With my location at Ludwigshafen, Germany, I’m reasonably close to the DCF77 transmitter – maybe 70 miles? So there is hope that the transmission induced effects are not all that bad.
To measure the mid and long term stability, see below two plots of the DCF77-locked phase of the Piezo OCXO, vs. the instantaneous phase of GPS, stable to 40 ns or better, and obtained from a Motorola M12+ timing receiver. Measurements were done by measuring the time interval from the GPS 1 PPS signal, to the rising edge of a 10 kHz signal – derived from the 10 MHz OCXO by a good divider (using a ADF41020 REF input – R divider routed to MUX output) by HP 5335A counter.
In short – DCF77 is tracking GPS extremely well, and the OCXO phase is stable to within a few 10 to 100 ns. In practical terms, 1 second of observation time would be well enough to calibrate any frequency standard to 1 ppm or better, by comparison with the DCF77 locked OCXO. In other words, the DCF77 locked OCXO instability appears to be dominated by the propagation of the DCF77 signal more then anything else.
2 thoughts on “DCF77 vs. GPS time comparison: not a lot of uncertainty…”
hello, very interesting blog ! I found a lot of good information. My problem is to measure the difference in time between DCF77 and 1pps GPS to determine the height of the D layer in ionosphere… do you have a trick for me, how to proceed ? I am lost
Hi, at which time constant or frequency would you need to measure the difference, every second, or can you have some averaging – this will determine the bandwidth of the DCF77 receiver.

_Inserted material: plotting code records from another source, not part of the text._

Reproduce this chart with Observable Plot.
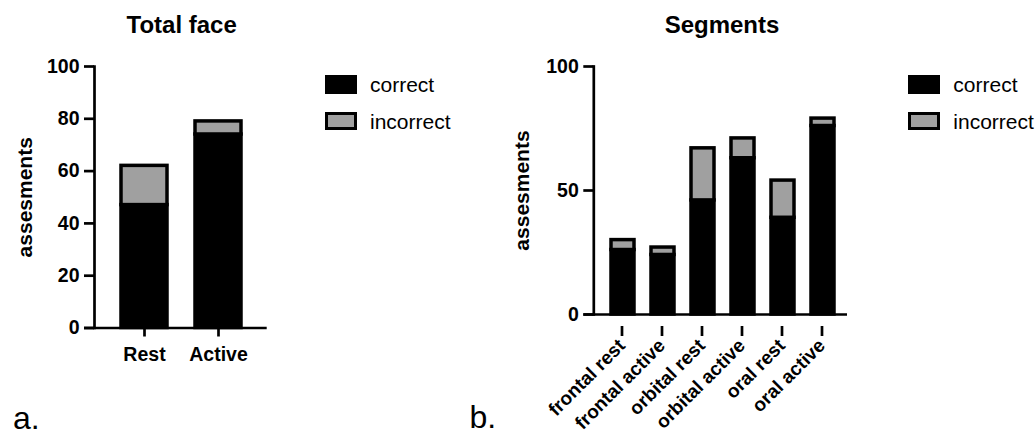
<!DOCTYPE html>
<html>
<head>
<meta charset="utf-8">
<script src="https://cdn.jsdelivr.net/npm/d3@7"></script>
<script src="https://cdn.jsdelivr.net/npm/@observablehq/plot@0.6"></script>
<style>
  html, body { margin: 0; padding: 0; background: #fff; }
  #root { position: relative; width: 1035px; height: 435px; overflow: hidden;
          font-family: "Liberation Sans", Arial, Helvetica, sans-serif; color: #000; }
  .panel { position: absolute; top: 0; }
  .title { position: absolute; font-size: 24px; line-height: 24px; font-weight: bold; text-align: center; white-space: nowrap; }
  .lbl { position: absolute; font-size: 21px; line-height: 21px; white-space: nowrap; }
  .sw { position: absolute; box-sizing: border-box; width: 32px; height: 18.5px; border: 3.5px solid #000; }
  .tag { position: absolute; font-size: 32px; line-height: 26px; }
</style>
</head>
<body>
<div id="root"></div>
<script>
// ---- data ----
const totalCategories = ["Rest", "Active"];
const totalCorrect = [47, 74];
const totalIncorrect = [15, 5];
const totalTicks = [0, 20, 40, 60, 80, 100];

const segmentCategories = ["frontal rest", "frontal active", "orbital rest", "orbital active", "oral rest", "oral active"];
const segmentCorrect = [26, 24, 46, 63, 39, 76];
const segmentIncorrect = [4, 3, 21, 8, 15, 3];
const segmentTicks = [0, 50, 100];

const seriesNames = ["correct", "incorrect"];
const seriesColors = ["#000000", "#a0a0a0"];
const yLabel = "assesments";

const FONT = '"Liberation Sans", Arial, Helvetica, sans-serif';

function toRows(cats, correct, incorrect) {
  return cats.flatMap((c, i) => [
    {cat: c, type: seriesNames[0], value: correct[i]},
    {cat: c, type: seriesNames[1], value: incorrect[i]}
  ]);
}

function makeChart(opts) {
  const rows = toRows(opts.cats, opts.correct, opts.incorrect);
  return Plot.plot({
    width: opts.width,
    height: 435,
    marginLeft: opts.ml, marginRight: opts.mr, marginTop: 66, marginBottom: opts.mb,
    style: {fontFamily: FONT, background: "transparent", color: "#000", overflow: "visible"},
    x: {domain: opts.cats, paddingInner: opts.pi, paddingOuter: opts.po, align: opts.align, axis: null, label: null},
    y: {domain: [0, 100], axis: null, label: null},
    color: {domain: seriesNames, range: seriesColors},
    marks: [
      Plot.barY(rows, {x: "cat", y: "value", fill: "type", stroke: "#000", strokeWidth: 3.5,
                       order: seriesNames, strokeLinejoin: "miter"}),
      Plot.axisY({ticks: opts.ticks, tickSize: 10, tickPadding: 5, fontSize: 19.5, fontWeight: "bold",
                  strokeWidth: 2.7, tickFormat: d => String(d), label: null}),
      Plot.axisX(Object.assign({tickSize: opts.xTickSize, tickPadding: opts.xTickPad, fontSize: 19.5, fontWeight: "bold",
                  strokeWidth: 2.7, label: null}, opts.xAxisExtra || {})),
      Plot.ruleY([0], {insetLeft: -10, strokeWidth: 2.7}),
      Plot.frame({anchor: "left", strokeWidth: 2.7}),
      Plot.text([yLabel], {frameAnchor: "left", textAnchor: "middle", dx: opts.labelDx, rotate: -90,
                           fontSize: 21, fontWeight: "bold"})
    ]
  });
}

const root = document.getElementById("root");

const left = makeChart({
  width: 470, ml: 94, mr: 203.3, mb: 107.5,
  cats: totalCategories, correct: totalCorrect, incorrect: totalIncorrect, ticks: totalTicks,
  pi: 0.385, po: 0.352, align: 0.5, xTickSize: 9, xTickPad: 10, labelDx: -69
});
const right = makeChart({
  width: 565, ml: 123.3, mr: 188, mb: 121,
  cats: segmentCategories, correct: segmentCorrect, incorrect: segmentIncorrect, ticks: segmentTicks,
  pi: 0.424, po: 0.36, align: 0.578, xTickSize: 10, xTickPad: 6, labelDx: -71.6,
  xAxisExtra: {tickRotate: -45, dx: -1, dy: 12, fontSize: 19}
});

const pl = document.createElement("div"); pl.className = "panel"; pl.style.left = "0px"; pl.appendChild(left); root.appendChild(pl);
const pr = document.createElement("div"); pr.className = "panel"; pr.style.left = "470px"; pr.appendChild(right); root.appendChild(pr);

function addDiv(cls, text, styles) {
  const d = document.createElement("div");
  d.className = cls;
  if (text != null) d.textContent = text;
  Object.assign(d.style, styles);
  root.appendChild(d);
  return d;
}

// titles
addDiv("title", "Total face", {left: "81.7px", width: "200px", top: "13px"});
addDiv("title", "Segments", {left: "622px", width: "200px", top: "13px"});

// legends
function legend(x0, tx) {
  seriesNames.forEach((name, i) => {
    const top = [75, 111.7][i];
    addDiv("sw", null, {left: x0 + "px", top: top + "px", background: seriesColors[i]});
    addDiv("lbl", name, {left: tx + "px", top: [73.9, 110.5][i] + "px"});
  });
}
legend(325, 370);
legend(907.7, 953.3);

// panel tags
addDiv("tag", "a.", {left: "13px", top: "405px"});
addDiv("tag", "b.", {left: "469.5px", top: "404px"});
</script>
</body>
</html>
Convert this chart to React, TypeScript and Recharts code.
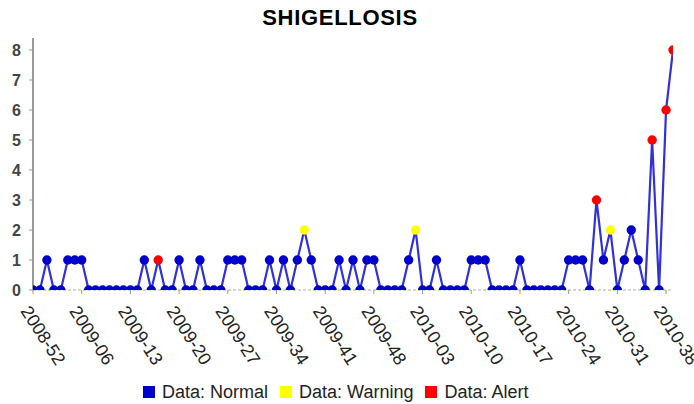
import React from 'react';
import * as Recharts from 'recharts';
import { LineChart, Line, XAxis, YAxis } from 'recharts';

const weeks = [
  '2008-52', '2008-53',
  '2009-01', '2009-02', '2009-03', '2009-04', '2009-05', '2009-06', '2009-07', '2009-08', '2009-09', '2009-10',
  '2009-11', '2009-12', '2009-13', '2009-14', '2009-15', '2009-16', '2009-17', '2009-18', '2009-19', '2009-20',
  '2009-21', '2009-22', '2009-23', '2009-24', '2009-25', '2009-26', '2009-27', '2009-28', '2009-29', '2009-30',
  '2009-31', '2009-32', '2009-33', '2009-34', '2009-35', '2009-36', '2009-37', '2009-38', '2009-39', '2009-40',
  '2009-41', '2009-42', '2009-43', '2009-44', '2009-45', '2009-46', '2009-47', '2009-48', '2009-49', '2009-50',
  '2009-51', '2009-52',
  '2010-01', '2010-02', '2010-03', '2010-04', '2010-05', '2010-06', '2010-07', '2010-08', '2010-09', '2010-10',
  '2010-11', '2010-12', '2010-13', '2010-14', '2010-15', '2010-16', '2010-17', '2010-18', '2010-19', '2010-20',
  '2010-21', '2010-22', '2010-23', '2010-24', '2010-25', '2010-26', '2010-27', '2010-28', '2010-29', '2010-30',
  '2010-31', '2010-32', '2010-33', '2010-34', '2010-35', '2010-36', '2010-37', '2010-38', '2010-39',
];

const cases = [
  0, 0, 1, 0, 0, 1, 1, 1, 0, 0,
  0, 0, 0, 0, 0, 0, 1, 0, 1, 0,
  0, 1, 0, 0, 1, 0, 0, 0, 1, 1,
  1, 0, 0, 0, 1, 0, 1, 0, 1, 2,
  1, 0, 0, 0, 1, 0, 1, 0, 1, 1,
  0, 0, 0, 0, 1, 2, 0, 0, 1, 0,
  0, 0, 0, 1, 1, 1, 0, 0, 0, 0,
  1, 0, 0, 0, 0, 0, 0, 1, 1, 1,
  0, 3, 1, 2, 0, 1, 2, 1, 0, 5,
  0, 6, 8,
];

const status = [
  'N', 'N', 'N', 'N', 'N', 'N', 'N', 'N', 'N', 'N',
  'N', 'N', 'N', 'N', 'N', 'N', 'N', 'N', 'A', 'N',
  'N', 'N', 'N', 'N', 'N', 'N', 'N', 'N', 'N', 'N',
  'N', 'N', 'N', 'N', 'N', 'N', 'N', 'N', 'N', 'W',
  'N', 'N', 'N', 'N', 'N', 'N', 'N', 'N', 'N', 'N',
  'N', 'N', 'N', 'N', 'N', 'W', 'N', 'N', 'N', 'N',
  'N', 'N', 'N', 'N', 'N', 'N', 'N', 'N', 'N', 'N',
  'N', 'N', 'N', 'N', 'N', 'N', 'N', 'N', 'N', 'N',
  'N', 'A', 'N', 'W', 'N', 'N', 'N', 'N', 'N', 'A',
  'N', 'A', 'A',
];

const yTicks = [0, 1, 2, 3, 4, 5, 6, 7, 8];
const legendKeys = ['N', 'W', 'A'];
const legendLabels = ['Data: Normal', 'Data: Warning', 'Data: Alert'];
const statusColors: Record<string, string> = { N: '#0000cc', W: '#ffff00', A: '#ff0000' };

const data = weeks.map((w, i) => ({ week: w, cases: cases[i], status: status[i] }));

const FONT = '"Liberation Sans", Arial, Helvetica, sans-serif';
const CLIP_ID = 'manualPlotClip';

const R: any = Recharts;
const usePlot: any = R.usePlotArea || R.useOffset || null;

function PlotClip() {
  const area = usePlot ? usePlot() : null;
  if (!area) return null;
  const x = area.x != null ? area.x : area.left;
  const y = area.y != null ? area.y : area.top;
  return (
    <defs>
      <clipPath id={CLIP_ID}>
        <rect x={x} y={y} width={area.width} height={area.height} />
      </clipPath>
    </defs>
  );
}

function XTick(props: any) {
  const { x, y, payload } = props;
  return (
    <text
      x={0}
      y={0}
      transform={`translate(${x - 13},${y + 17}) rotate(57)`}
      textAnchor="start"
      fontSize={18}
      fill="#222"
      fontFamily={FONT}
    >
      {payload.value}
    </text>
  );
}

function StatusDot(props: any) {
  const { cx, cy, payload, index } = props;
  if (cx == null || cy == null) return <g key={`d${index}`} />;
  return (
    <g key={`d${index}`} clipPath={usePlot ? `url(#${CLIP_ID})` : undefined}>
      <circle cx={cx} cy={cy} r={4.7} fill={statusColors[payload.status]} stroke="none" />
    </g>
  );
}

export default function App() {
  return (
    <div style={{ position: 'absolute', left: 0, top: 0, width: 694, height: 404, background: '#fff', fontFamily: FONT }}>
      <svg width={694} height={40} style={{ position: 'absolute', left: 0, top: 0 }}>
        <text x={340} y={25} textAnchor="middle" fontSize={22} fontWeight="bold" letterSpacing={0.7} fill="#000" fontFamily={FONT}>
          SHIGELLOSIS
        </text>
      </svg>
      <LineChart width={694} height={404} data={data} margin={{ top: 38, right: 21, left: 0, bottom: 24 }}>
        <PlotClip />
        <XAxis
          dataKey="week"
          interval={6}
          tick={<XTick />}
          tickSize={4}
          tickMargin={0}
          height={90}
          allowDataOverflow
          axisLine={{ stroke: '#aaa', strokeDasharray: '3 2' }}
          tickLine={{ stroke: '#999' }}
        />
        <YAxis
          width={33}
          domain={[0, 8.4]}
          allowDataOverflow
          ticks={yTicks}
          interval={0}
          tickSize={4}
          tickMargin={8}
          axisLine={{ stroke: '#999', strokeWidth: 2 }}
          tickLine={{ stroke: '#999' }}
          tick={{ fontSize: 16, fontWeight: 'bold', fill: '#444', fontFamily: FONT }}
        />
        <Line
          type="linear"
          dataKey="cases"
          stroke="#3030dd"
          strokeWidth={2.2}
          dot={StatusDot}
          activeDot={false}
          isAnimationActive={false}
        />
      </LineChart>
      <div
        style={{
          position: 'absolute',
          left: 143,
          top: 383,
          height: 18,
          display: 'flex',
          alignItems: 'center',
          fontSize: 18,
          lineHeight: '18px',
          color: '#222',
          fontFamily: FONT,
          whiteSpace: 'nowrap',
        }}
      >
        {legendKeys.map((k, i) => (
          <div key={k} style={{ display: 'flex', alignItems: 'center', marginRight: 12 }}>
            <div style={{ width: 12, height: 12, background: statusColors[k], marginRight: 7 }} />
            <span>{legendLabels[i]}</span>
          </div>
        ))}
      </div>
    </div>
  );
}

My general approach to this would be to lock a 10 MHz clock to the 1 pps GPS signal, and then to generate timestamps of the DCF77 signal zero crossing at a fixed interval (maybe set by the second pulse of the DCF to avoid any interference of the amplitude modulation with the zero crossing detection), and then to reconstruct the phase information/delay from the time stamps. This can be done easily with a small microprocessor, running a counter, and with a hardware interrupt reading the counter at the zero crossing of the DCF77 signal. Another way may be to lock a VCO to the 77.5 kHz with a suitable PLL bandwidth, like, some minutes, and to divide by 77.5k, and to determine the phase between the 1 pps signal and such DCF77 1 second pulse. Using the usual second pulse of the DCF77 from the amplitude modulation will not be accurate enough, so you need to reconstruct the phase from the carrier, or better a clean 77.5k VCO locked to the carrier.